## [Written exercise]
Take the lines of the data below from the very first through the line containing "import plotly.graph_objects as go" and output them exactly, pictures excluded.

## [Supplied data]
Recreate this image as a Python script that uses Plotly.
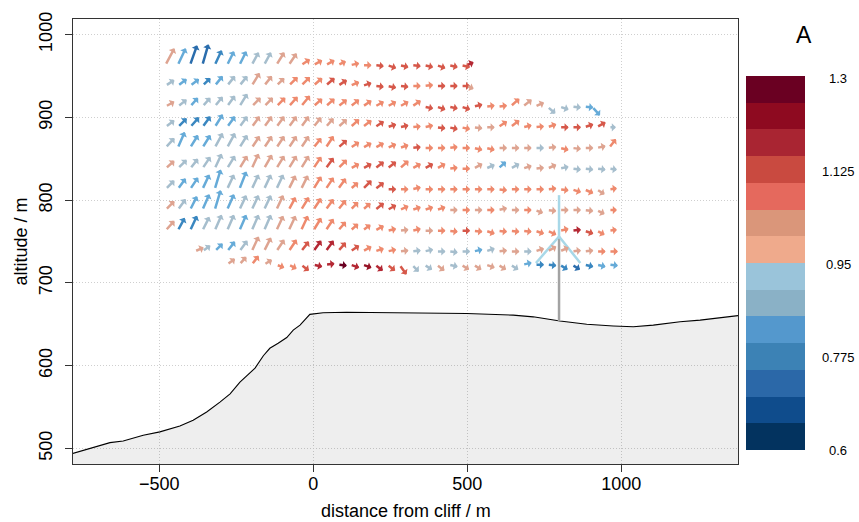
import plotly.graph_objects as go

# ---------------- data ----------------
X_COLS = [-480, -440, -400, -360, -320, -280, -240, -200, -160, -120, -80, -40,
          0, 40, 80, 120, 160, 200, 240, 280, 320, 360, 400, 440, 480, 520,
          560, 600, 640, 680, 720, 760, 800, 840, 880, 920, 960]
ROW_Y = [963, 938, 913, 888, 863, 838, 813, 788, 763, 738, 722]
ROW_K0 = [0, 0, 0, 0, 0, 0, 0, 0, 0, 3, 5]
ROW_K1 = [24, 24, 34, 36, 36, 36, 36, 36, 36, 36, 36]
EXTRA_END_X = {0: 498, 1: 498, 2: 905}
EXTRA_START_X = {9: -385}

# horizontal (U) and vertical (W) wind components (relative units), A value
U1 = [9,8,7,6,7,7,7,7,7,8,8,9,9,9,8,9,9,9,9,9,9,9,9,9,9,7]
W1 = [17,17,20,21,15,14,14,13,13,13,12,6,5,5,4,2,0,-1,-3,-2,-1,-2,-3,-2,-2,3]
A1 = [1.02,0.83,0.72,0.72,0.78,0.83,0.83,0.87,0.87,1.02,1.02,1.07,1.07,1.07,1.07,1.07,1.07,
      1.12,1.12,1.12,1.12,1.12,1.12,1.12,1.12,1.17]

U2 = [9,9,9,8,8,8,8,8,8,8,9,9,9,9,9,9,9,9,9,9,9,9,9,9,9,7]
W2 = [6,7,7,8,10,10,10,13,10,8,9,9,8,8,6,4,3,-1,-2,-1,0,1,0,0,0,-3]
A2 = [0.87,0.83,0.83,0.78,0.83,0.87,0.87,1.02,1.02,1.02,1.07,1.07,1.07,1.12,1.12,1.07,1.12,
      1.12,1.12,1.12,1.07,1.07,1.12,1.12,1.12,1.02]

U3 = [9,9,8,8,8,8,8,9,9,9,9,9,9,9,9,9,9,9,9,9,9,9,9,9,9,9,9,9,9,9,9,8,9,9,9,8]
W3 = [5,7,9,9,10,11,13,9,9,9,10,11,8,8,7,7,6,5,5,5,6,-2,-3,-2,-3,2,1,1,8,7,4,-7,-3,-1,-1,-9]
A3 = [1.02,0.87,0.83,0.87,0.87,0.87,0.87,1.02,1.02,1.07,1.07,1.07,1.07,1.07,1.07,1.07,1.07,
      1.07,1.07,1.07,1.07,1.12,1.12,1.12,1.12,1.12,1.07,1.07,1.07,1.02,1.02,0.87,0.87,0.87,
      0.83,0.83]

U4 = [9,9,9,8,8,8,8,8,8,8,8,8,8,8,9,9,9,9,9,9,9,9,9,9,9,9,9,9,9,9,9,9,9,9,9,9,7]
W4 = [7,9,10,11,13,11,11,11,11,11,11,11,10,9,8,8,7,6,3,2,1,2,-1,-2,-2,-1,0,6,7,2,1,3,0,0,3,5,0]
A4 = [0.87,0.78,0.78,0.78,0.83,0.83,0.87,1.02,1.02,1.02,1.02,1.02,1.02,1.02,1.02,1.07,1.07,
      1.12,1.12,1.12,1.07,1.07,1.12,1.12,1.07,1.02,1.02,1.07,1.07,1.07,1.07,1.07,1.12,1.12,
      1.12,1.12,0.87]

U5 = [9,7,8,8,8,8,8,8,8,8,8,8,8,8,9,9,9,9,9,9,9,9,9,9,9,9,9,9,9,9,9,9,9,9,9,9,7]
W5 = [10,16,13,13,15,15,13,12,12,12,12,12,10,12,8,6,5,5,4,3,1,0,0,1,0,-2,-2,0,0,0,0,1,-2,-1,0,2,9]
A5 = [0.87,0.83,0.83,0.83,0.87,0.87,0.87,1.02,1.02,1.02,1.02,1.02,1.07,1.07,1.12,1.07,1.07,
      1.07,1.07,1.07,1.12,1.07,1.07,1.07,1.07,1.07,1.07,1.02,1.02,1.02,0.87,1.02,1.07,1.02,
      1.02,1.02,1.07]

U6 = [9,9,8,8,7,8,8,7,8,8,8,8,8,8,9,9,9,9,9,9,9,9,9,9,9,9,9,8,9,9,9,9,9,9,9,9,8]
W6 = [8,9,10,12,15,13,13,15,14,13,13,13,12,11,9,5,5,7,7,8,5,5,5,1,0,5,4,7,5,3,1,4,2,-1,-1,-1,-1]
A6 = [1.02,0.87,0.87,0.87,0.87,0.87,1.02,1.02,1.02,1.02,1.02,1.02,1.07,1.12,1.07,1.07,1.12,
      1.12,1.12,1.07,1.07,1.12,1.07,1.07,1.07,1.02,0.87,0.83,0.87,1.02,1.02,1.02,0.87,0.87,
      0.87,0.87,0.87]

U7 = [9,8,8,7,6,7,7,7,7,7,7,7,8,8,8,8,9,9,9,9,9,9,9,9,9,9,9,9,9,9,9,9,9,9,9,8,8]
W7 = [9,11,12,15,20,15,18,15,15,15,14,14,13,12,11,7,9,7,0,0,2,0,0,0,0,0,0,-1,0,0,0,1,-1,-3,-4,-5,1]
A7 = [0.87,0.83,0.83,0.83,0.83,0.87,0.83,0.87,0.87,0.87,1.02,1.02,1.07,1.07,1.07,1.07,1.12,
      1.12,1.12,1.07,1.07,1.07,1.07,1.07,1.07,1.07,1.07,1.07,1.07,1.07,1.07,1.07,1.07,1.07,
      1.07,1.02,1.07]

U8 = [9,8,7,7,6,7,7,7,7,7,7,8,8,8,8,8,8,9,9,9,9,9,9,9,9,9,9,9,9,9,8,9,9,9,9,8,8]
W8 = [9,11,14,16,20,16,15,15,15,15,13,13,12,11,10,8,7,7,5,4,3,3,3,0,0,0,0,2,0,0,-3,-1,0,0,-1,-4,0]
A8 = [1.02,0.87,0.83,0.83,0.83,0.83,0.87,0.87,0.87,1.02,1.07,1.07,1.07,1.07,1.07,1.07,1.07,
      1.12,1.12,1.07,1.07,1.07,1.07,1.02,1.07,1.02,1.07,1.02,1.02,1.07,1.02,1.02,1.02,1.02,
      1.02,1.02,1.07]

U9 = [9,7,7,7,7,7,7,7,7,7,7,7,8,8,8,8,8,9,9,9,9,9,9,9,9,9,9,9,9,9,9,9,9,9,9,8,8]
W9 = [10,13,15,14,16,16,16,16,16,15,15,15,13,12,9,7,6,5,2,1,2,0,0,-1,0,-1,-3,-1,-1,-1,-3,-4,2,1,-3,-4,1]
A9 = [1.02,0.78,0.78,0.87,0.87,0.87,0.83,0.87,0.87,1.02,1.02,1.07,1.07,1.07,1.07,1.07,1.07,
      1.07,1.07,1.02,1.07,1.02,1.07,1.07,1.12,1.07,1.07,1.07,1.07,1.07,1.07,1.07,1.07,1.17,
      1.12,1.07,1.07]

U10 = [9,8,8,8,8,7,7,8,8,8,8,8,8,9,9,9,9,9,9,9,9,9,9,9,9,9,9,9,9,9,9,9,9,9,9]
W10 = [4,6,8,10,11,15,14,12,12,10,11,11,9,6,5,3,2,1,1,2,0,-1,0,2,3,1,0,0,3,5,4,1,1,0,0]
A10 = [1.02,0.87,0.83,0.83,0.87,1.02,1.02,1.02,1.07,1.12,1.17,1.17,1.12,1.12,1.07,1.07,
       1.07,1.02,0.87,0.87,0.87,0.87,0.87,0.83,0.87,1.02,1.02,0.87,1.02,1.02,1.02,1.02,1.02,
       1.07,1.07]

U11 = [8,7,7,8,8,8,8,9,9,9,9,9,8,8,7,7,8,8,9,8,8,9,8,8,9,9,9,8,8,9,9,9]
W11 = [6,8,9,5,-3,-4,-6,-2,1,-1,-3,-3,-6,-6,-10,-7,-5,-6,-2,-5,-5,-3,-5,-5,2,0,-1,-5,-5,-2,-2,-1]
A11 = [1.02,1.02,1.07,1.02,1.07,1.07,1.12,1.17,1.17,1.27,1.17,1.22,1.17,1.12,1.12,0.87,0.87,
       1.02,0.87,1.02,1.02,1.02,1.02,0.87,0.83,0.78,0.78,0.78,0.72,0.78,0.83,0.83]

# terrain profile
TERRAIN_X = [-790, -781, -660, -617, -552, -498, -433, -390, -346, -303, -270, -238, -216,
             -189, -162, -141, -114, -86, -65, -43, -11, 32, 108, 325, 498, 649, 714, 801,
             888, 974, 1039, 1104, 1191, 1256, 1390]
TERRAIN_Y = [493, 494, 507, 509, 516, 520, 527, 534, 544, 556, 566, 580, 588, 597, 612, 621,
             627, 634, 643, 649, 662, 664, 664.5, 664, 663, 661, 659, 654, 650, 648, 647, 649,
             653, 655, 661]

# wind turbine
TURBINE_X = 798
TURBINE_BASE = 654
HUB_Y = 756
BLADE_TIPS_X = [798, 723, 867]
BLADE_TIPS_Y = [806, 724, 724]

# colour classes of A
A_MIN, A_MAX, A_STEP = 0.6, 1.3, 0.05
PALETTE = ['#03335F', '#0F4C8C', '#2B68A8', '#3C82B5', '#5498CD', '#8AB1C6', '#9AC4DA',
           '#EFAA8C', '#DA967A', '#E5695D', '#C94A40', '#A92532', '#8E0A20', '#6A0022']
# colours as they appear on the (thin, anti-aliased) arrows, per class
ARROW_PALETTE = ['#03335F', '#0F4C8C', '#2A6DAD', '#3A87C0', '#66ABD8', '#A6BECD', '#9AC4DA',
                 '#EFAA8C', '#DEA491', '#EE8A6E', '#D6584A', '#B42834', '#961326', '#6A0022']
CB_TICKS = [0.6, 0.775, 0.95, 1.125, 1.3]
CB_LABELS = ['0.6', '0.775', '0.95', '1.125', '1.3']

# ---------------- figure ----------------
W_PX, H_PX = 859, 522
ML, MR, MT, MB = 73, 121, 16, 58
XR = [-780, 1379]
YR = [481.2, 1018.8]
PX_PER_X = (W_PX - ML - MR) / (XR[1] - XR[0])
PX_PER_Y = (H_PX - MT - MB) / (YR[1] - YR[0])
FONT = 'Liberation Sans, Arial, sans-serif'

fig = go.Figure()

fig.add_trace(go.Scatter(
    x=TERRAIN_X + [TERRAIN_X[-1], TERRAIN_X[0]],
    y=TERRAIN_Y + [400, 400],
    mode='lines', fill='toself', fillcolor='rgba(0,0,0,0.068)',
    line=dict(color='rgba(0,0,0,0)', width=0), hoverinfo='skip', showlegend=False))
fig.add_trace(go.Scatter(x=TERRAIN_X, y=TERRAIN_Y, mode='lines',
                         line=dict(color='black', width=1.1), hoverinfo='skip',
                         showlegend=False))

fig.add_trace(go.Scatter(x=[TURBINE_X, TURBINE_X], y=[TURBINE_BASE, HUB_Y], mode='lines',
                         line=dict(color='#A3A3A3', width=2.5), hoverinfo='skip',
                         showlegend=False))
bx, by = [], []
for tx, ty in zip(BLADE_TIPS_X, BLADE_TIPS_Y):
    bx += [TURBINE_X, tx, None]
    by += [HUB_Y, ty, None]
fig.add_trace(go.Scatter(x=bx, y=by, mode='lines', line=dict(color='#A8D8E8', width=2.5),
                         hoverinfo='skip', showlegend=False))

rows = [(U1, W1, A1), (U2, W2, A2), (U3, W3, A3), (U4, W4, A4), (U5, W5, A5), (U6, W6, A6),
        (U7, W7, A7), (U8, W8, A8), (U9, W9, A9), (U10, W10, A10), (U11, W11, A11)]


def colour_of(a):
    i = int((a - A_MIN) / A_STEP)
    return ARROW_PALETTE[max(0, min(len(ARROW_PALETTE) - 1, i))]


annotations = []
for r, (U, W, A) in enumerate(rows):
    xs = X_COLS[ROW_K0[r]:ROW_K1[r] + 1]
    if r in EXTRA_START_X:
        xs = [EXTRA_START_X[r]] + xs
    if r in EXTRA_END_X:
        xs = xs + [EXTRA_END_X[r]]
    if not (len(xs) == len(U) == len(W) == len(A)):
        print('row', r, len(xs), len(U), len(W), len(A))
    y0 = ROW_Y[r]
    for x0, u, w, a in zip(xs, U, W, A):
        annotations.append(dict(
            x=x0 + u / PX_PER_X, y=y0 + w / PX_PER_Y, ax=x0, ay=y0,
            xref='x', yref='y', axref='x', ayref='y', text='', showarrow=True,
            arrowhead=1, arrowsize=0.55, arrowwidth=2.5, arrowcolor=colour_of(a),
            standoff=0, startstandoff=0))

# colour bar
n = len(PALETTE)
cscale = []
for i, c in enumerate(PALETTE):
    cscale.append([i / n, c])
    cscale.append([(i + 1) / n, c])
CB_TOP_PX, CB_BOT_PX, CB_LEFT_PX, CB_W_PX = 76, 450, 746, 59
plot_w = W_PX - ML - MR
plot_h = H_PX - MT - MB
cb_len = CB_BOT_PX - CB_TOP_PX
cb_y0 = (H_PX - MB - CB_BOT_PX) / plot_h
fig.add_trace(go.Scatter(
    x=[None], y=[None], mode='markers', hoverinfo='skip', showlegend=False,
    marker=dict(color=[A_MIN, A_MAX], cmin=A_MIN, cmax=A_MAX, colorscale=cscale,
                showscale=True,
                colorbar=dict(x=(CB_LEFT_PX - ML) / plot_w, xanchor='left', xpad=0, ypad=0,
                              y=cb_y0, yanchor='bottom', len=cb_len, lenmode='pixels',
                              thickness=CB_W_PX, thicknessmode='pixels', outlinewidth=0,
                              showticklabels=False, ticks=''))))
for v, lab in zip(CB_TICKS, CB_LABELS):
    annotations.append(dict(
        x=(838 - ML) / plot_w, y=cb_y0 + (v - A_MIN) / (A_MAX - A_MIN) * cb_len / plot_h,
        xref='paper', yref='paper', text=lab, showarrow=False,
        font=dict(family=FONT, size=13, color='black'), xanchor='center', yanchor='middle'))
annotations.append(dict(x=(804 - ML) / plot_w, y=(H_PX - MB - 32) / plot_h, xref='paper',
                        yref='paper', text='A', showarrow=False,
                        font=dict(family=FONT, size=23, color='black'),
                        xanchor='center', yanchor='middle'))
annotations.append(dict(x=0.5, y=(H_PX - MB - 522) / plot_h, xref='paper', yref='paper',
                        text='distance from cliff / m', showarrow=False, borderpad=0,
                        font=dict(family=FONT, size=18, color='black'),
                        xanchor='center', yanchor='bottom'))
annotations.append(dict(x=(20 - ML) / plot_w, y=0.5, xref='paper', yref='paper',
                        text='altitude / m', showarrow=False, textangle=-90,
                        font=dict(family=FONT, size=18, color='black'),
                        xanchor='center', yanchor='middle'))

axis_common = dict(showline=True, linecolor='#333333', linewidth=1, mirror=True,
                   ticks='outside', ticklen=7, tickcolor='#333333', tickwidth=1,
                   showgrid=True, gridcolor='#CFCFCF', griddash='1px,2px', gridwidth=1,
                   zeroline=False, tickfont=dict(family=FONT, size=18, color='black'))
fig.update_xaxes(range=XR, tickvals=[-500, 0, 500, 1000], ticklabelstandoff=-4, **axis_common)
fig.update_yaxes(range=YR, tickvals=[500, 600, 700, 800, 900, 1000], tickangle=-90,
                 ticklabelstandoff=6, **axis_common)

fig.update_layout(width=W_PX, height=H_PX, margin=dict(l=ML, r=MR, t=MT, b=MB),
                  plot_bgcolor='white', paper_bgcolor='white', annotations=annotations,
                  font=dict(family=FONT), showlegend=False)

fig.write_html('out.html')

## [Solution to this task]
Recreate this image as a Python script that uses Plotly.
import plotly.graph_objects as go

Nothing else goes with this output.